- Exercise:
Take the lines of the data below from the very first through the line containing "var referenceValue = 34.5;" and output them exactly, pictures excluded.

□ □ □ □ □ □ □

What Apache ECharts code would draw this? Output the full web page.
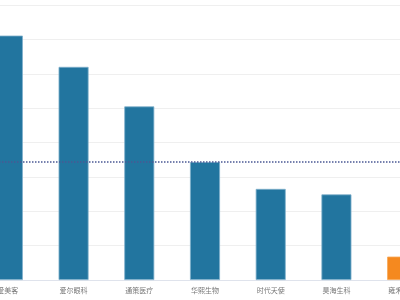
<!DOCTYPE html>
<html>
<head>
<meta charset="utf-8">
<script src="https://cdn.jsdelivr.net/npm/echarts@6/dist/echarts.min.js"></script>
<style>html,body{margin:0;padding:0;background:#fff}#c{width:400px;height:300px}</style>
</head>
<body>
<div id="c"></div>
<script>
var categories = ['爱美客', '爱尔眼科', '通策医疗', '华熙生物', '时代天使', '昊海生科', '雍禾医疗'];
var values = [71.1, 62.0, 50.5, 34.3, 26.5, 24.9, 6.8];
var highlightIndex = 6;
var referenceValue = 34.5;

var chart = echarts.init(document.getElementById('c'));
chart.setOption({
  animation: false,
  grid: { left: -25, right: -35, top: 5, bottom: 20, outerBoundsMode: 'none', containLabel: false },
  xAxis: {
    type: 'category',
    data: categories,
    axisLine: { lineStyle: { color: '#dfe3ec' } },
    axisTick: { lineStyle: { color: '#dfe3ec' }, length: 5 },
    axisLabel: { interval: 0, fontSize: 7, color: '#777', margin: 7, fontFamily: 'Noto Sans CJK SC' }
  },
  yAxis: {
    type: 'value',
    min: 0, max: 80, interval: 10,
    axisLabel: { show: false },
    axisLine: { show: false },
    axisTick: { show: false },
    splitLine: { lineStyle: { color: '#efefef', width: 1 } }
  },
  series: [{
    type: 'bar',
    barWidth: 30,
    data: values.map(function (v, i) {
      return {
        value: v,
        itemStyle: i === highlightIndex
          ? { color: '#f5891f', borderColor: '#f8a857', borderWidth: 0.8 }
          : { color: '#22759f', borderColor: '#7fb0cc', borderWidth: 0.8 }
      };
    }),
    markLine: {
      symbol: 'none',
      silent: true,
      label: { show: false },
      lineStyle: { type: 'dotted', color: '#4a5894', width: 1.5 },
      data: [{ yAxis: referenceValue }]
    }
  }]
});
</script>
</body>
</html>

□ □ □ □ □ □ □

- Answer to the exercise:
What Apache ECharts code would draw this? Output the full web page.
<!DOCTYPE html>
<html>
<head>
<meta charset="utf-8">
<script src="https://cdn.jsdelivr.net/npm/echarts@6/dist/echarts.min.js"></script>
<style>html,body{margin:0;padding:0;background:#fff}#c{width:400px;height:300px}</style>
</head>
<body>
<div id="c"></div>
<script>
var categories = ['爱美客', '爱尔眼科', '通策医疗', '华熙生物', '时代天使', '昊海生科', '雍禾医疗'];
var values = [71.1, 62.0, 50.5, 34.3, 26.5, 24.9, 6.8];
var highlightIndex = 6;
var referenceValue = 34.5;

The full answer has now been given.